05 Nov PMWC Interview with R. Adams Dudley, M.D., Professor of Medicine and Health Policy, UCSF – Speaker at PMWC 2018 Silicon Valley
We had a chance to sit down with Dr. R. Adams Dudley, M.D., Professor of Medicine and Health Policy, UCSF who will be speaking at our upcoming PMWC 2018 Silicon Valley conference this coming January. He shared with us his views on the current payment model in healthcare, his quality of care research, and pay-for-performance incentivized procedures.
Currently the healthcare payment model is still predominantly based on a fee-for-service model. However, the payment model and underlying structure, as we know it, is changing towards a pay-for-performance model.
Interview with R. Adams Dudley, M.D., Professor of Medicine and Health Policy, UCSF
Q: What is the ideal payment model we should aim for and why?
A: The ideal payment model may depend on one’s perspective. However, the general consensus among both health policy researchers and policymakers is that we should be headed toward risk-based contacting, especially global payment models with providers at risk for the costs as well as the quality of the care they provide.
Q: Why is it important to strive for a pay-for-performance model? Can you provide some examples?
A: The strongest evidence is pretty simple: National and local studies have repeatedly found that, for aspects of care that are not targeted with some incentive, the right thing is done only just over half the time (about 55%). This is true for diagnostic tests, chronic disease management, and many other areas. In stark contrast, there is a short list of measures for which clinical organizations have incentives to perform better. For most of these, the right thing is done more than 90% of the time.
Q: What impact will a pay-for-performance model have on healthcare, the patient and physician, the pharmaceutical industry, or the health insurance provider?
A: Pay for performance is just one approach to payment reform. The current direction of CMS and most other payers is to combine pay for performance (really, “pay for performance on a small number of quality measures”) with financial risk-based contracts.
Q: Can you explain what this exactly entails and what the goal of this research is? How do you go about to achieve this goal? Can you share some of your research results with this audience?

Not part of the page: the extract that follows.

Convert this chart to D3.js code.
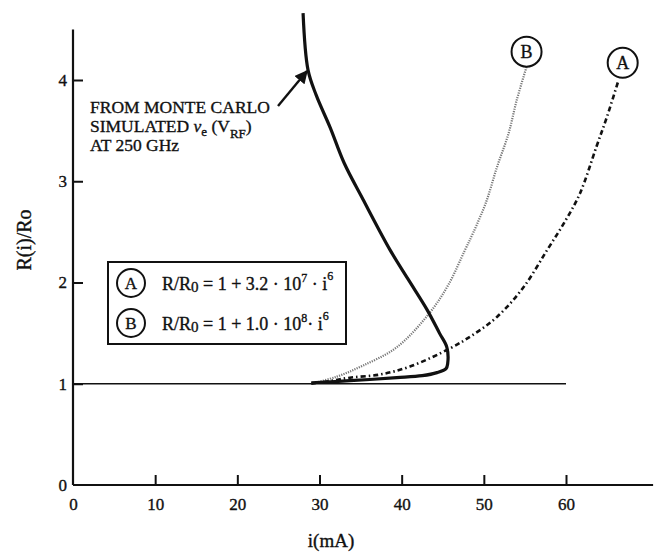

A: There is widespread evidence of quality and safety problems in medicine. However, the studies that show this have been expensive, because legacy approaches to measuring performance are very expensive. If we could measure performance more accurately and at lower cost, we would have important tools that health care managers and policymakers could use to incentivize health care organizations to do better. Our team is making good progress with this. For instance, we have used big data and machine learning approaches to dramatically improve risk adjustment for predictive analytics like estimated the expected mortality rate and average length of stay for intensive care unit patients. These are foundational tools for those who would improve ICU performance.

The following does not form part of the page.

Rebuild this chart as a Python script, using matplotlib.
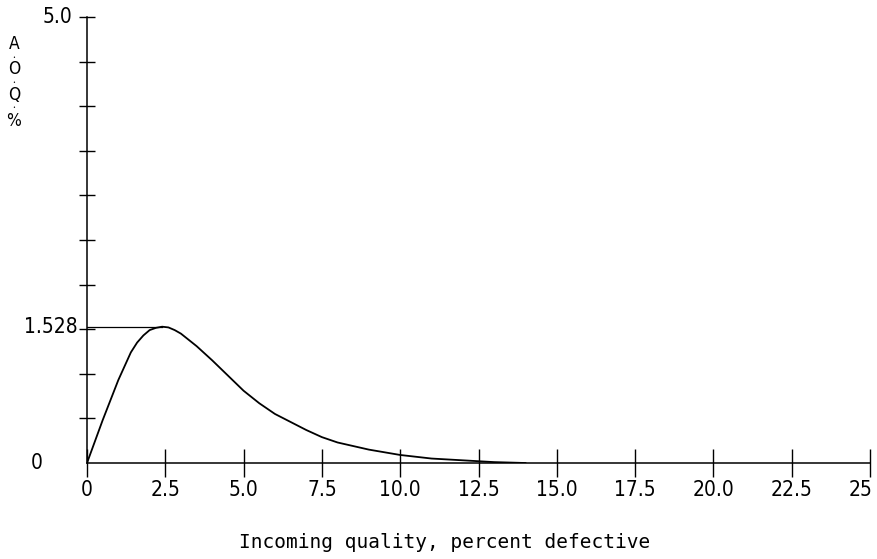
import numpy as np
import matplotlib.pyplot as plt
from matplotlib.transforms import ScaledTranslation

# AOQ curve
incoming_pct = [0, 0.5, 1.0, 1.4, 1.6, 1.8, 2.0, 2.2, 2.4, 2.6, 2.8, 3.0, 3.5, 4.0, 4.5,
                5.0, 5.5, 6.0, 6.5, 7.0, 7.5, 8.0, 9.0, 10.0, 11.0, 12.0, 13.0, 14.0]
aoq_pct = [0, 0.48, 0.93, 1.24, 1.35, 1.43, 1.49, 1.515, 1.528, 1.52, 1.49, 1.45, 1.31,
           1.15, 0.98, 0.81, 0.67, 0.55, 0.46, 0.37, 0.29, 0.23, 0.15, 0.09, 0.05, 0.03,
           0.01, 0.0]

AOQL = 1.528
AOQL_AT = 2.4

x_ticks = [0, 2.5, 5.0, 7.5, 10.0, 12.5, 15.0, 17.5, 20.0, 22.5, 25.0]
x_labels = ["0", "2.5", "5.0", "7.5", "10.0", "12.5", "15.0", "17.5", "20.0", "22.5", "25"]
y_minor = np.arange(0.5, 5.01, 0.5)
y_labels = [(0, "0", -44), (AOQL, "1.528", -9), (5.0, "5.0", -15)]

FONT = dict(fontfamily="DejaVu Sans", fontstretch="condensed")

fig = plt.figure(figsize=(8.77, 5.59), dpi=100)
ax = fig.add_axes([87 / 877, 1 - 463 / 559, (870 - 87) / 877, (463 - 17) / 559])

ax.plot(incoming_pct, aoq_pct, color="black", lw=1.3)
ax.plot([0, AOQL_AT], [AOQL, AOQL], color="black", lw=0.9)

ax.set_xlim(0, 25)
ax.set_ylim(0, 5)
ax.spines["top"].set_visible(False)
ax.spines["right"].set_visible(False)
ax.spines["left"].set_linewidth(1.1)
ax.spines["bottom"].set_linewidth(1.1)

ax.set_xticks(x_ticks)
ax.set_xticklabels(x_labels, fontsize=15, **FONT)
ax.tick_params(axis="x", direction="inout", length=20, width=1.0, pad=2)
# last label sits against the right edge, nudge it in
last = ax.get_xticklabels()[-1]
last.set_transform(last.get_transform() + ScaledTranslation(-7 / 72, 0, fig.dpi_scale_trans))

ax.set_yticks([])
ax.set_yticks(y_minor, minor=True)
ax.tick_params(axis="y", which="minor", direction="inout", length=11, width=1.0)
for val, lab, dx in y_labels:
    ax.annotate(lab, (0, val), xycoords=("axes fraction", "data"),
                xytext=(dx * 0.72, 0), textcoords="offset points",
                ha="right", va="center", fontsize=15, **FONT)

# stacked y label
for i, ch in enumerate(["A", "O", "Q", "%"]):
    fig.text(14 / 877, 1 - (44 + 25.5 * i) / 559, ch, ha="center", va="center",
             fontsize=12.5, **FONT)
    if i < 3:
        fig.text(14 / 877, 1 - (57 + 25.5 * i) / 559, "•", ha="center", va="center",
                 fontsize=3.5)

fig.text(445 / 877, 1 - 543 / 559, "Incoming quality, percent defective",
         ha="center", va="center", fontsize=14, fontfamily="DejaVu Sans Mono")

fig.savefig("out.png", dpi=100)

Q: Can you tell us more about what you’ve learned from these trials and how we can translate some the learnings into favorable value-based/for-performance payment models?
A: We did a trial in New York City with physicians in small practices that had a high proportion of low income patients. These are the settings—practices with uninsured and Medicaid patients (hence lower profits) and little scale (hence little ability to spread the costs of adopting good business systems across many patients)—in which improvement should be hardest. Nonetheless, when we randomized those practices to receive pay for performance incentives, they clearly improved their care.

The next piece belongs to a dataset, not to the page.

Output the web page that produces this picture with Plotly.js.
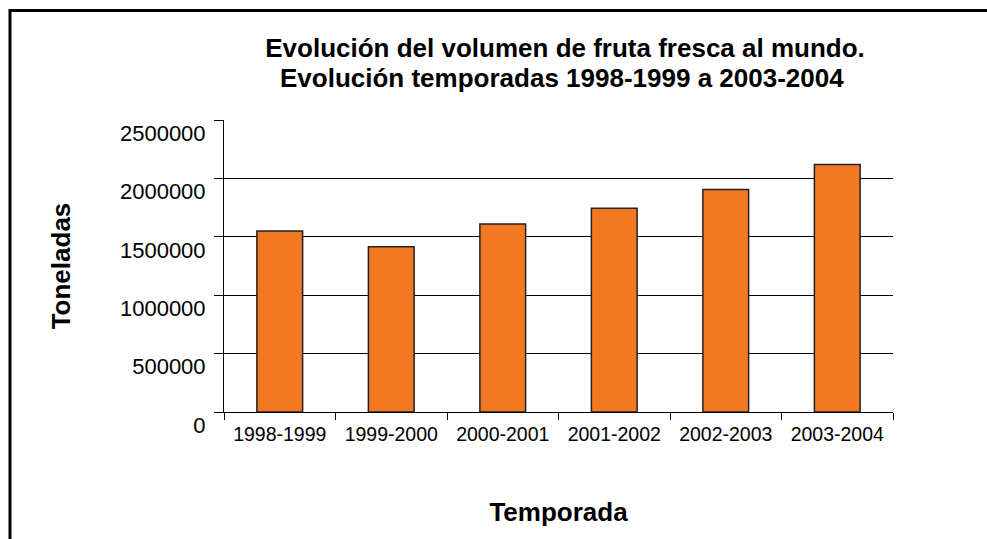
<!DOCTYPE html>
<html>
<head>
<meta charset="utf-8">
<script src="https://cdn.plot.ly/plotly-3.0.1.min.js"></script>
<style>
  html, body { margin: 0; padding: 0; background: #ffffff; }
  #chart { width: 987px; height: 539px; }
</style>
</head>
<body>
<div id="chart"></div>
<script>
const categories = ['1998-1999', '1999-2000', '2000-2001', '2001-2002', '2002-2003', '2003-2004'];
const toneladas = [1550000, 1415000, 1610000, 1745000, 1905000, 2120000];
const yTickVals = [0, 500000, 1000000, 1500000, 2000000, 2500000];
const yTickText = ['0', '500000', '1000000', '1500000', '2000000', '2500000'];
const titleLine1 = 'Evolución del volumen de fruta fresca al mundo.';
const titleLine2 = 'Evolución temporadas 1998-1999 a 2003-2004';
const xTitle = 'Temporada';
const yTitle = 'Toneladas';

const FONT = 'Liberation Sans, Arial, Helvetica, sans-serif';

const trace = {
  type: 'bar',
  x: categories,
  y: toneladas,
  marker: { color: '#F37822', line: { color: '#222222', width: 1.5 } },
  hoverinfo: 'x+y'
};

const layout = {
  width: 987,
  height: 539,
  margin: { l: 224, r: 94, t: 120, b: 127, pad: 0 },
  paper_bgcolor: '#ffffff',
  plot_bgcolor: '#ffffff',
  showlegend: false,
  bargap: 0.59,
  font: { family: FONT, color: '#000000' },
  title: {
    text: titleLine1,
    font: { family: FONT, size: 26, color: '#000000', weight: 'bold' },
    xref: 'container', x: 0.5725, xanchor: 'center',
    yref: 'container', y: 0.9105, yanchor: 'middle'
  },
  annotations: [{
    text: titleLine2,
    xref: 'paper', yref: 'paper', x: 0.505, y: 1.145,
    xanchor: 'center', yanchor: 'middle', showarrow: false,
    font: { family: FONT, size: 26, color: '#000000', weight: 'bold' }
  }],
  xaxis: {
    type: 'category',
    tickson: 'boundaries',
    ticks: 'outside', ticklen: 7, tickwidth: 1, tickcolor: '#000000',
    ticklabelstandoff: 5,
    showline: true, linecolor: '#000000', linewidth: 1,
    showgrid: false,
    tickfont: { family: FONT, size: 19.5, color: '#000000' },
    title: { text: xTitle, standoff: 58, font: { family: FONT, size: 26, color: '#000000', weight: 'bold' } },
    fixedrange: true
  },
  yaxis: {
    range: [0, 2500000],
    tickvals: yTickVals,
    ticktext: yTickText,
    ticks: 'outside', ticklen: 9, tickwidth: 1, tickcolor: '#000000',
    ticklabelshift: 13,
    ticklabelstandoff: 4,
    showline: true, linecolor: '#000000', linewidth: 1,
    showgrid: true, gridcolor: '#000000', gridwidth: 1,
    zeroline: false,
    tickfont: { family: FONT, size: 22, color: '#000000' },
    title: { text: yTitle, standoff: 41, font: { family: FONT, size: 26, color: '#000000', weight: 'bold' } },
    fixedrange: true
  },
  shapes: [{
    type: 'rect', xref: 'paper', yref: 'paper',
    x0: -0.3199, x1: 1.17, y0: -0.52, y1: 1.375,
    line: { color: '#000000', width: 3 }, fillcolor: 'rgba(0,0,0,0)', layer: 'below'
  }]
};

Plotly.newPlot('chart', [trace], layout, { displayModeBar: false, staticPlot: true });
</script>
</body>
</html>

Q: Is there anything else you would like to add?
A: Not all pay for performance projects have shown benefit of this payment method. The success of our program probably reflects not just the impact of the general concept of pay for performance, but also three other features of the program: 1) we allowed the physician practices to help decide what parts of care were important (which ones to target with incentives), so we knew the physicians thought improving care was a good clinical goal, 2) we gave the physician practices some say in how big the incentives needed to be (matching costs to revenues), and 3) we made sure the practices could get timely information about how they were doing, so they could try different strategies and see how they improved.